> [Given data]:
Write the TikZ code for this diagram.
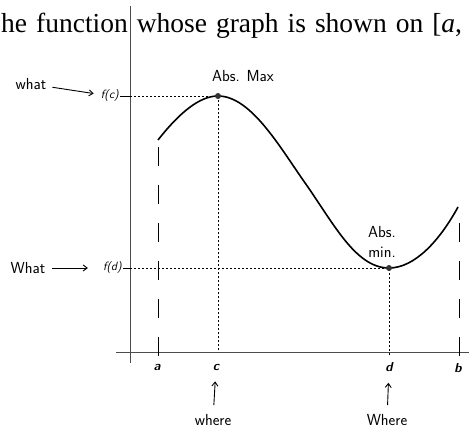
\documentclass[tikz,border=0pt]{standalone}
\usepackage{fontspec}
\usepackage{tikz}
\usetikzlibrary{calc,positioning,arrows.meta}
\newfontfamily\introfont{Liberation Serif}

\begin{document}
\begin{tikzpicture}[x=1pt,y=1pt,>={Straight Barb[length=4pt,width=6pt]}]
  \tikzset{
    hand/.style={font=\sffamily\fontsize{16}{20}\selectfont,inner sep=1pt},
    value/.style={font=\sffamily\itshape\fontsize{12}{12}\selectfont,inner sep=1pt},
    point/.style={font=\sffamily\bfseries\itshape\fontsize{13}{13}\selectfont,inner sep=1pt},
    guide/.style={line width=0.8pt,dash pattern=on 2pt off 2pt},
    bound/.style={line width=0.9pt,dash pattern=on 19pt off 19pt},
  }
  \useasboundingbox (0,0) rectangle (469,432);
  \coordinate (xl) at (116,80);
  \coordinate (xr) at (469,80);
  \coordinate (yt) at (130,426);
  \coordinate (yb) at (130,69);
  \coordinate (c) at (218,80);
  \coordinate (d) at (389,80);
  \coordinate (start) at (158,292);
  \coordinate (max) at (218,336);
  \coordinate (infl) at (303,252);
  \coordinate (min) at (389,164);
  \coordinate (end) at (458,225);
  \coordinate (yc) at (130,336);
  \coordinate (yd) at (130,164);

  \node[anchor=base west,inner sep=0pt,font=\introfont\fontsize{27.5}{32}\selectfont] (intro) at (1,399) {\spaceskip=9pt plus 2pt he function whose graph is shown on [\textit{a},};

  \draw[line width=1pt,gray!60!black] (xl) -- (xr);
  \draw[line width=1pt,gray!60!black] (yt) -- (yb);

  \draw[bound] (158,285) -- (158,76);
  \draw[bound] (459,209) -- (459,73);

  \draw[guide] (yc) -- (max) -- (c);
  \draw[guide] (yd) -- (min) -- ($(d)+(0,-4)$);

  \draw[line width=1.6pt] (start) .. controls (180,320) and (200,336) .. (max)
    .. controls (250,336) and (278,288) .. (infl)
    .. controls (333,210) and (355,164) .. (min)
    .. controls (415,164) and (440,192) .. (end);

  \fill[gray!40!black] (max) circle (3pt);
  \fill[gray!40!black] (min) circle (3pt);

  \node[hand] (absmax) at (243,356) {Abs. Max};
  \node[hand,align=center] (absmin) at (382,190) {Abs.\\min.};

  \node[value,anchor=east] (fc) at (120,336) {f(c)};
  \node[value,anchor=east] (fd) at (123,164) {f(d)};
  \draw[line width=0.8pt] (fc) -- (yc);
  \draw[line width=0.8pt] (fd) -- (yd);

  \node[hand] (whatc) at (31,348) {what};
  \node[hand] (whatd) at (28,164) {What};
  \draw[->,line width=0.9pt,shorten <=5pt,shorten >=6pt] (whatc) -- (fc);
  \draw[->,line width=0.9pt,shorten <=6pt,shorten >=14pt] (whatd) -- (fd);

  \node[point] (la) at (157,65) {a};
  \node[point] (lc) at (216,65) {c};
  \node[point] (ld) at (389,65) {d};
  \node[point] (lb) at (458,64) {b};

  \node[hand] (wherec) at (213,12) {where};
  \node[hand] (whered) at (387,12) {Where};
  \draw[->,line width=0.9pt,shorten <=8pt,shorten >=10pt] (wherec) -- (lc);
  \draw[->,line width=0.9pt,shorten <=8pt,shorten >=10pt] (whered) -- (ld);

\end{tikzpicture}
\end{document}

> [Job]:
Copy each line above precisely, dropping the pictures.

> [Result of the task]:
Write the TikZ code for this diagram.
\documentclass[tikz,border=0pt]{standalone}
\usepackage{fontspec}
\usepackage{tikz}
\usetikzlibrary{calc,positioning,arrows.meta}
\newfontfamily\introfont{Liberation Serif}

\begin{document}
\begin{tikzpicture}[x=1pt,y=1pt,>={Straight Barb[length=4pt,width=6pt]}]
  \tikzset{
    hand/.style={font=\sffamily\fontsize{16}{20}\selectfont,inner sep=1pt},
    value/.style={font=\sffamily\itshape\fontsize{12}{12}\selectfont,inner sep=1pt},
    point/.style={font=\sffamily\bfseries\itshape\fontsize{13}{13}\selectfont,inner sep=1pt},
    guide/.style={line width=0.8pt,dash pattern=on 2pt off 2pt},
    bound/.style={line width=0.9pt,dash pattern=on 19pt off 19pt},
  }
  \useasboundingbox (0,0) rectangle (469,432);
  \coordinate (xl) at (116,80);
  \coordinate (xr) at (469,80);
  \coordinate (yt) at (130,426);
  \coordinate (yb) at (130,69);
  \coordinate (c) at (218,80);
  \coordinate (d) at (389,80);
  \coordinate (start) at (158,292);
  \coordinate (max) at (218,336);
  \coordinate (infl) at (303,252);
  \coordinate (min) at (389,164);
  \coordinate (end) at (458,225);
  \coordinate (yc) at (130,336);
  \coordinate (yd) at (130,164);

  \node[anchor=base west,inner sep=0pt,font=\introfont\fontsize{27.5}{32}\selectfont] (intro) at (1,399) {\spaceskip=9pt plus 2pt he function whose graph is shown on [\textit{a},};

  \draw[line width=1pt,gray!60!black] (xl) -- (xr);
  \draw[line width=1pt,gray!60!black] (yt) -- (yb);

  \draw[bound] (158,285) -- (158,76);
  \draw[bound] (459,209) -- (459,73);

  \draw[guide] (yc) -- (max) -- (c);
  \draw[guide] (yd) -- (min) -- ($(d)+(0,-4)$);

  \draw[line width=1.6pt] (start) .. controls (180,320) and (200,336) .. (max)
    .. controls (250,336) and (278,288) .. (infl)
    .. controls (333,210) and (355,164) .. (min)
    .. controls (415,164) and (440,192) .. (end);

  \fill[gray!40!black] (max) circle (3pt);
  \fill[gray!40!black] (min) circle (3pt);

  \node[hand] (absmax) at (243,356) {Abs. Max};
  \node[hand,align=center] (absmin) at (382,190) {Abs.\\min.};

  \node[value,anchor=east] (fc) at (120,336) {f(c)};
  \node[value,anchor=east] (fd) at (123,164) {f(d)};
  \draw[line width=0.8pt] (fc) -- (yc);
  \draw[line width=0.8pt] (fd) -- (yd);

  \node[hand] (whatc) at (31,348) {what};
  \node[hand] (whatd) at (28,164) {What};
  \draw[->,line width=0.9pt,shorten <=5pt,shorten >=6pt] (whatc) -- (fc);
  \draw[->,line width=0.9pt,shorten <=6pt,shorten >=14pt] (whatd) -- (fd);

  \node[point] (la) at (157,65) {a};
  \node[point] (lc) at (216,65) {c};
  \node[point] (ld) at (389,65) {d};
  \node[point] (lb) at (458,64) {b};

  \node[hand] (wherec) at (213,12) {where};
  \node[hand] (whered) at (387,12) {Where};
  \draw[->,line width=0.9pt,shorten <=8pt,shorten >=10pt] (wherec) -- (lc);
  \draw[->,line width=0.9pt,shorten <=8pt,shorten >=10pt] (whered) -- (ld);

\end{tikzpicture}
\end{document}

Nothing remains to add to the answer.